Reproduce every line of the listing as written, apart from the pictures.
---------------
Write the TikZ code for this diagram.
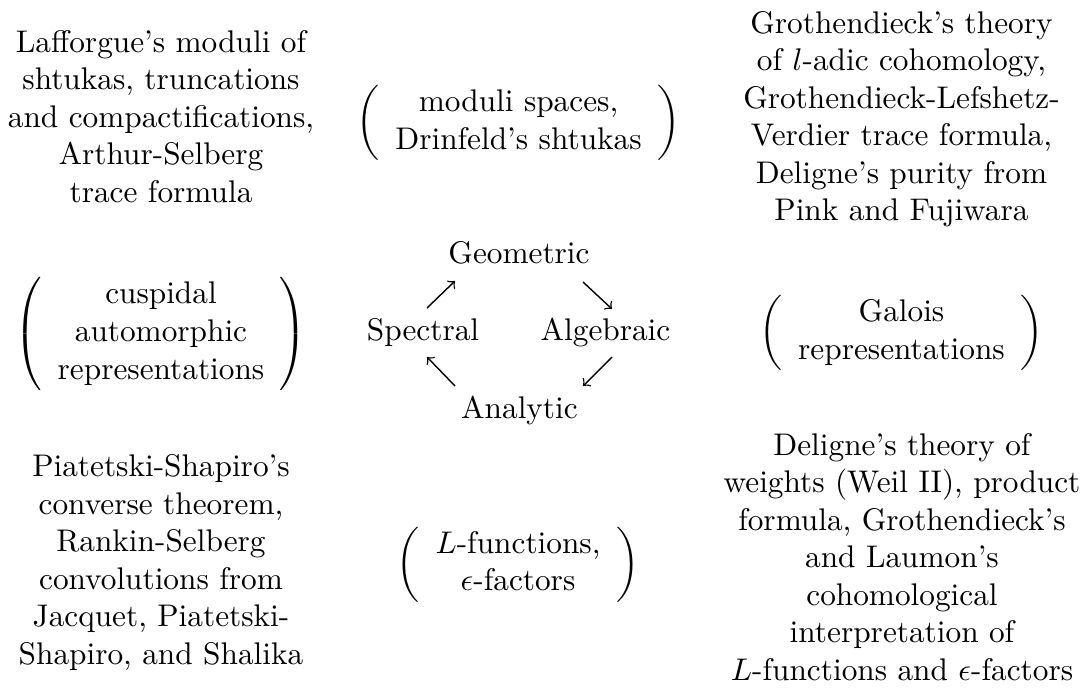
\documentclass[tikz,border=0pt]{standalone}
\usepackage{amsmath}
\tikzset{
  txtblock/.style={inner sep=0pt, anchor=base},
  parblock/.style={inner sep=0pt, anchor=center},
  word/.style={inner sep=0pt, anchor=base},
  cyc/.style={->, line width=0.45pt}
}
\begin{document}
\begin{tikzpicture}[x=0.3195pt, y=-0.3195pt]
\useasboundingbox (0,0) rectangle (1083,693);
% top row
\node[txtblock] (tl) at (161,52) {\begin{tabular}[t]{@{}c@{}}Lafforgue's moduli of\\ shtukas, truncations\\ and compactifications,\\ Arthur-Selberg\\ trace formula\end{tabular}};
\node[parblock] (tm) at (518.5,123) {$\left(\begin{array}{c}\text{moduli spaces,}\\ \text{Drinfeld's shtukas}\end{array}\right)$};
\node[txtblock] (tr) at (901.5,33) {\begin{tabular}[t]{@{}c@{}}Grothendieck's theory\\ of $l$-adic cohomology,\\ Grothendieck-Lefshetz-\\ Verdier trace formula,\\ Deligne's purity from\\ Pink and Fujiwara\end{tabular}};
% middle row
\node[parblock] (ml) at (161,334) {$\left(\begin{array}{c}\text{cuspidal}\\ \text{automorphic}\\ \text{representations}\end{array}\right)$};
\node[parblock] (mr) at (901.5,333) {$\left(\begin{array}{c}\text{Galois}\\ \text{representations}\end{array}\right)$};
\node[word] (geo) at (519,263) {Geometric};
\node[word] (spe) at (423,340.7) {Spectral};
\node[word] (alg) at (605.5,340.7) {Algebraic};
\node[word] (ana) at (519.5,418) {Analytic};
\coordinate (spe-out) at (427,308);
\coordinate (geo-in) at (455,281);
\coordinate (geo-out) at (583,282);
\coordinate (alg-in) at (612,309);
\coordinate (alg-out) at (612,357);
\coordinate (ana-in) at (583,386);
\coordinate (ana-out) at (455,386);
\coordinate (spe-in) at (427,357);
\draw[cyc] (spe-out) -- (geo-in);
\draw[cyc] (geo-out) -- (alg-in);
\draw[cyc] (alg-out) -- (ana-in);
\draw[cyc] (ana-out) -- (spe-in);
% bottom row
\node[txtblock] (bl) at (161,476.7) {\begin{tabular}[t]{@{}c@{}}Piatetski-Shapiro's\\ converse theorem,\\ Rankin-Selberg\\ convolutions from\\ Jacquet, Piatetski-\\ Shapiro, and Shalika\end{tabular}};
\node[parblock] (bm) at (518,564.5) {$\left(\begin{array}{c}\text{$L$-functions,}\\ \text{$\epsilon$-factors}\end{array}\right)$};
\node[txtblock] (br) at (902,455) {\begin{tabular}[t]{@{}c@{}}Deligne's theory of\\ weights (Weil II), product\\ formula, Grothendieck's\\ and Laumon's\\ cohomological\\ interpretation of\\ $L$-functions and $\epsilon$-factors\end{tabular}};
\end{tikzpicture}
\end{document}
---------------
■ Task result:
Write the TikZ code for this diagram.
\documentclass[tikz,border=0pt]{standalone}
\usepackage{amsmath}
\tikzset{
  txtblock/.style={inner sep=0pt, anchor=base},
  parblock/.style={inner sep=0pt, anchor=center},
  word/.style={inner sep=0pt, anchor=base},
  cyc/.style={->, line width=0.45pt}
}
\begin{document}
\begin{tikzpicture}[x=0.3195pt, y=-0.3195pt]
\useasboundingbox (0,0) rectangle (1083,693);
% top row
\node[txtblock] (tl) at (161,52) {\begin{tabular}[t]{@{}c@{}}Lafforgue's moduli of\\ shtukas, truncations\\ and compactifications,\\ Arthur-Selberg\\ trace formula\end{tabular}};
\node[parblock] (tm) at (518.5,123) {$\left(\begin{array}{c}\text{moduli spaces,}\\ \text{Drinfeld's shtukas}\end{array}\right)$};
\node[txtblock] (tr) at (901.5,33) {\begin{tabular}[t]{@{}c@{}}Grothendieck's theory\\ of $l$-adic cohomology,\\ Grothendieck-Lefshetz-\\ Verdier trace formula,\\ Deligne's purity from\\ Pink and Fujiwara\end{tabular}};
% middle row
\node[parblock] (ml) at (161,334) {$\left(\begin{array}{c}\text{cuspidal}\\ \text{automorphic}\\ \text{representations}\end{array}\right)$};
\node[parblock] (mr) at (901.5,333) {$\left(\begin{array}{c}\text{Galois}\\ \text{representations}\end{array}\right)$};
\node[word] (geo) at (519,263) {Geometric};
\node[word] (spe) at (423,340.7) {Spectral};
\node[word] (alg) at (605.5,340.7) {Algebraic};
\node[word] (ana) at (519.5,418) {Analytic};
\coordinate (spe-out) at (427,308);
\coordinate (geo-in) at (455,281);
\coordinate (geo-out) at (583,282);
\coordinate (alg-in) at (612,309);
\coordinate (alg-out) at (612,357);
\coordinate (ana-in) at (583,386);
\coordinate (ana-out) at (455,386);
\coordinate (spe-in) at (427,357);
\draw[cyc] (spe-out) -- (geo-in);
\draw[cyc] (geo-out) -- (alg-in);
\draw[cyc] (alg-out) -- (ana-in);
\draw[cyc] (ana-out) -- (spe-in);
% bottom row
\node[txtblock] (bl) at (161,476.7) {\begin{tabular}[t]{@{}c@{}}Piatetski-Shapiro's\\ converse theorem,\\ Rankin-Selberg\\ convolutions from\\ Jacquet, Piatetski-\\ Shapiro, and Shalika\end{tabular}};
\node[parblock] (bm) at (518,564.5) {$\left(\begin{array}{c}\text{$L$-functions,}\\ \text{$\epsilon$-factors}\end{array}\right)$};
\node[txtblock] (br) at (902,455) {\begin{tabular}[t]{@{}c@{}}Deligne's theory of\\ weights (Weil II), product\\ formula, Grothendieck's\\ and Laumon's\\ cohomological\\ interpretation of\\ $L$-functions and $\epsilon$-factors\end{tabular}};
\end{tikzpicture}
\end{document}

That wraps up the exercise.